### STATED GOAL
Begin with the first line and repeat exactly through the line containing "commit, Setup: setup"; leave every image out.

### DATASET SECTION
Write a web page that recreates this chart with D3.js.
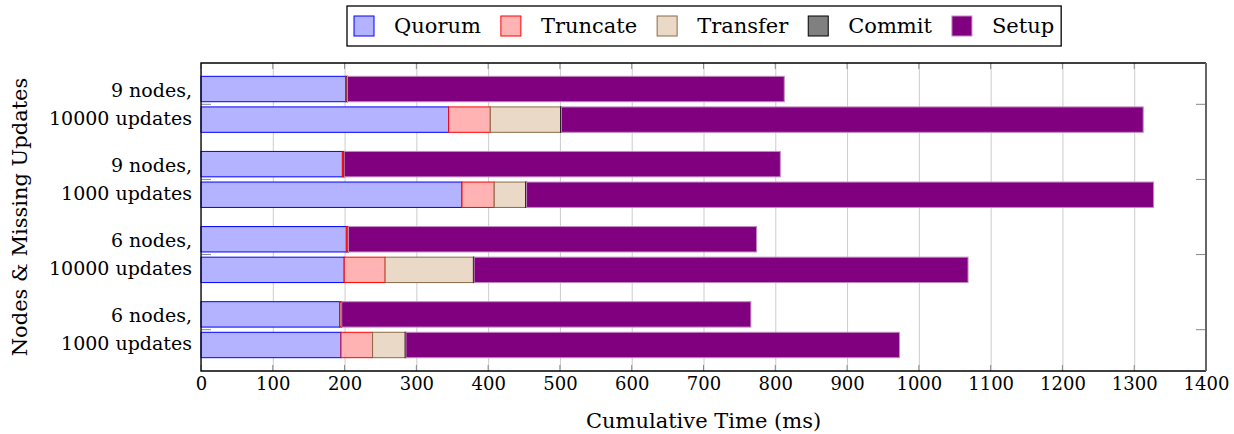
<!DOCTYPE html>
<html>
<head>
<meta charset="utf-8">
<script src="https://cdn.jsdelivr.net/npm/d3@7"></script>
<style>
  body { margin: 0; background: #fff; }
  svg text { font-family: "DejaVu Serif", serif; fill: #000; }
</style>
</head>
<body>
<svg id="chart" width="1234" height="434"></svg>
<script>
// categories, top to bottom; each one has an upper and a lower bar
const groups = ['9 nodes,|10000 updates', '9 nodes,|1000 updates', '6 nodes,|10000 updates', '6 nodes,|1000 updates'];
const rows = ['upper', 'lower'];
const phases = ['Quorum', 'Truncate', 'Transfer', 'Commit', 'Setup'];

// values in ms, per group: [upper bar, lower bar]
const quorum   = [[201.5, 345], [197, 363.5], [202.5, 199.5], [193, 195]];
const truncate = [[2, 58], [2, 45], [2.5, 57], [2.5, 44]];
const transfer = [[0, 98], [0, 44], [0, 123], [0, 45.5]];
const commit   = [[0.5, 1], [0.5, 1], [0.5, 1], [0.5, 1]];
const setup    = [[608.5, 810.5], [607.5, 873.5], [568.5, 688], [570, 687.5]];

const xTicks = [0, 100, 200, 300, 400, 500, 600, 700, 800, 900, 1000, 1100, 1200, 1300, 1400];

const colors = {
  Quorum:   { fill: '#b3b3ff', stroke: '#0000ff' },
  Truncate: { fill: '#ffb3b3', stroke: '#ff0000' },
  Transfer: { fill: '#ead9c6', stroke: '#8c6a48' },
  Commit:   { fill: '#808080', stroke: '#000000' },
  Setup:    { fill: '#800080', stroke: '#c08cc0' }
};

const seriesByPhase = { Quorum: quorum, Truncate: truncate, Transfer: transfer, Commit: commit, Setup: setup };

const records = [];
groups.forEach((g, gi) => {
  rows.forEach((r, ri) => {
    const rec = { group: g, row: r };
    phases.forEach(p => { rec[p] = seriesByPhase[p][gi][ri]; });
    records.push(rec);
  });
});

const svg = d3.select('#chart');
const plotLeft = 201, plotRight = 1206, plotTop = 63, plotBottom = 371;

const x = d3.scaleLinear().domain([0, 1400]).range([plotLeft, plotRight]);
const y = d3.scalePoint().domain(groups).range([plotTop, plotBottom]).padding(0.55);
const sub = d3.scaleBand().domain(rows).range([-28, 28]).paddingInner(0.17);

// vertical grid
const grid = svg.append('g')
  .attr('transform', 'translate(0,' + plotBottom + ')')
  .call(d3.axisBottom(x).tickValues(xTicks).tickSize(-(plotBottom - plotTop)).tickFormat(''));
grid.select('.domain').remove();
grid.selectAll('line').attr('stroke', '#cccccc').attr('stroke-width', 1);

// stacked bars
const stacked = d3.stack().keys(phases)(records);

svg.append('g').selectAll('g')
  .data(stacked)
  .enter().append('g')
  .attr('fill', d => colors[d.key].fill)
  .attr('stroke', d => colors[d.key].stroke)
  .attr('stroke-width', 1)
  .selectAll('rect')
  .data(d => d)
  .enter().append('rect')
  .attr('x', d => x(d[0]))
  .attr('width', d => Math.max(0, x(d[1]) - x(d[0])))
  .attr('y', d => y(d.data.group) + sub(d.data.row))
  .attr('height', sub.bandwidth())
  .style('display', d => (d[1] - d[0]) > 0 ? null : 'none');

// tick marks inside the box
const tickG = svg.append('g').attr('stroke', '#888').attr('stroke-width', 1);
xTicks.forEach(t => {
  tickG.append('line').attr('x1', x(t)).attr('x2', x(t)).attr('y1', plotBottom).attr('y2', plotBottom - 6);
  tickG.append('line').attr('x1', x(t)).attr('x2', x(t)).attr('y1', plotTop).attr('y2', plotTop + 6);
});
groups.forEach(g => {
  tickG.append('line').attr('x1', plotLeft).attr('x2', plotLeft + 10).attr('y1', y(g)).attr('y2', y(g));
  tickG.append('line').attr('x1', plotRight - 10).attr('x2', plotRight).attr('y1', y(g)).attr('y2', y(g));
});

// axis box
svg.append('path')
  .attr('d', `M${plotRight},${plotTop}H${plotLeft}V${plotBottom}H${plotRight}`)
  .attr('fill', 'none').attr('stroke', '#000').attr('stroke-width', 1.3);
svg.append('line')
  .attr('x1', plotRight).attr('x2', plotRight).attr('y1', plotTop).attr('y2', plotBottom)
  .attr('stroke', '#666').attr('stroke-width', 2);

// x tick labels
const xAxis = svg.append('g')
  .attr('transform', 'translate(0,' + plotBottom + ')')
  .call(d3.axisBottom(x).tickValues(xTicks).tickSize(0).tickPadding(6).tickFormat(d3.format('d')));
xAxis.select('.domain').remove();
xAxis.selectAll('text')
  .style('font-family', '"DejaVu Serif", serif')
  .style('font-size', '18px');

// y category labels (two lines, centred on the category)
groups.forEach(g => {
  const lines = g.split('|');
  lines.forEach((line, i) => {
    svg.append('text')
      .attr('x', 192)
      .attr('y', y(g) + (i === 0 ? -14 : 14))
      .attr('dy', '0.35em')
      .attr('text-anchor', 'end')
      .style('font-size', '19px')
      .text(line);
  });
});

// axis titles
svg.append('text')
  .attr('x', (plotLeft + plotRight) / 2)
  .attr('y', 428)
  .attr('text-anchor', 'middle')
  .style('font-size', '21px')
  .text('Cumulative Time (ms)');

svg.append('text')
  .attr('transform', `translate(27,${(plotTop + plotBottom) / 2}) rotate(-90)`)
  .attr('text-anchor', 'middle')
  .style('font-size', '21px')
  .text('Nodes & Missing Updates');

// legend
const legend = svg.append('g');
const legendBox = legend.append('rect')
  .attr('y', 6).attr('height', 40)
  .attr('fill', '#fff').attr('stroke', '#000').attr('stroke-width', 1.3);
let lx = 354;
phases.forEach(p => {
  legend.append('rect')
    .attr('x', lx).attr('y', 16).attr('width', 20).attr('height', 20)
    .attr('fill', colors[p].fill).attr('stroke', colors[p].stroke).attr('stroke-width', 1);
  const t = legend.append('text')
    .attr('x', lx + 40).attr('y', 26).attr('dy', '0.35em')
    .style('font-size', '21px')
    .text(p);
  lx = lx + 40 + t.node().getComputedTextLength() + 20;
});
legendBox.attr('x', 347).attr('width', lx - 20 + 7 - 347);
</script>
</body>
</html>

### RESULT FOR THIS TASK
Write a web page that recreates this chart with D3.js.
<!DOCTYPE html>
<html>
<head>
<meta charset="utf-8">
<script src="https://cdn.jsdelivr.net/npm/d3@7"></script>
<style>
  body { margin: 0; background: #fff; }
  svg text { font-family: "DejaVu Serif", serif; fill: #000; }
</style>
</head>
<body>
<svg id="chart" width="1234" height="434"></svg>
<script>
// categories, top to bottom; each one has an upper and a lower bar
const groups = ['9 nodes,|10000 updates', '9 nodes,|1000 updates', '6 nodes,|10000 updates', '6 nodes,|1000 updates'];
const rows = ['upper', 'lower'];
const phases = ['Quorum', 'Truncate', 'Transfer', 'Commit', 'Setup'];

// values in ms, per group: [upper bar, lower bar]
const quorum   = [[201.5, 345], [197, 363.5], [202.5, 199.5], [193, 195]];
const truncate = [[2, 58], [2, 45], [2.5, 57], [2.5, 44]];
const transfer = [[0, 98], [0, 44], [0, 123], [0, 45.5]];
const commit   = [[0.5, 1], [0.5, 1], [0.5, 1], [0.5, 1]];
const setup    = [[608.5, 810.5], [607.5, 873.5], [568.5, 688], [570, 687.5]];

const xTicks = [0, 100, 200, 300, 400, 500, 600, 700, 800, 900, 1000, 1100, 1200, 1300, 1400];

const colors = {
  Quorum:   { fill: '#b3b3ff', stroke: '#0000ff' },
  Truncate: { fill: '#ffb3b3', stroke: '#ff0000' },
  Transfer: { fill: '#ead9c6', stroke: '#8c6a48' },
  Commit:   { fill: '#808080', stroke: '#000000' },
  Setup:    { fill: '#800080', stroke: '#c08cc0' }
};

const seriesByPhase = { Quorum: quorum, Truncate: truncate, Transfer: transfer, Commit: commit, Setup: setup };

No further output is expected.